KJ: Last year, we did a ski crossing of Mont Blanc, and I lost my friend Stéphane [Brosse]. We were together, and he just broke through the snow [a cornice] and fell for 600 meters. So, you think about whether or not this thing we do is good, or makes sense. And then, you realize that we all know the risk and we all accept the risk. It’s not like we are playing football and the worst thing that can happen is we break a knee. We are mountaineering. We know that the mountains are dangerous. We need to accept that it’s risky. We don’t want to die, but we need to know that we can.
A: On September 7, 2013, you and Emelie Forsberg called for a rescue partway up the Frendo Spur Route on Mont Blanc. The incident stirred up controversy over the style in which you climb mountains without traditional mountaineering equipment and safety gear. Are you concerned that people will follow your example in the mountains and get in over their heads?
KJ: That day we called because I was anticipating having more problems. There are things that we cannot do for ourselves. It’s important to be humble, and just to call for help before having big[ger] problems.
I always try to say, "We are not an example." If I see a video of Alex Honnold soloing in Yosemite, I'm not going to go to Yosemite tomorrow to do that. I think it’s very important to know the person that’s inside, and to really think if it’s possible or not.

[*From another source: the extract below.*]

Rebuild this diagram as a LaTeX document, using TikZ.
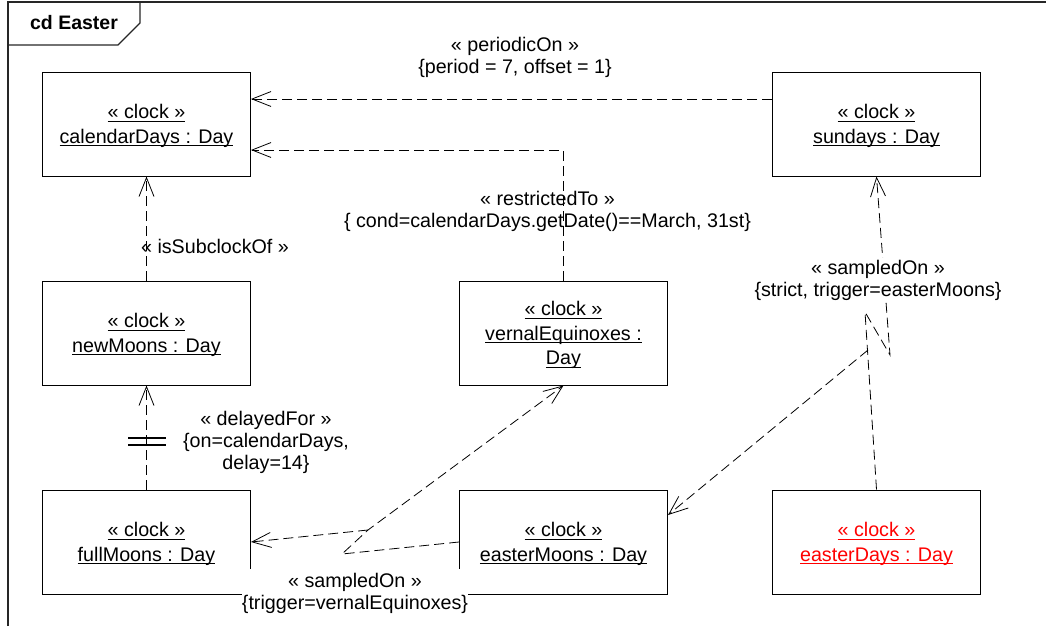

A: What do you say to people who are getting started in the sport of sky running?
KJ: More people are going to the mountains. We are in a land that’s really beautiful, and can give us a lot, but we need to know that we are really fragile animals. Compared to the others, we are really nothing. We are good for the brain, but as for the body, we are really fragile. So, just think about that.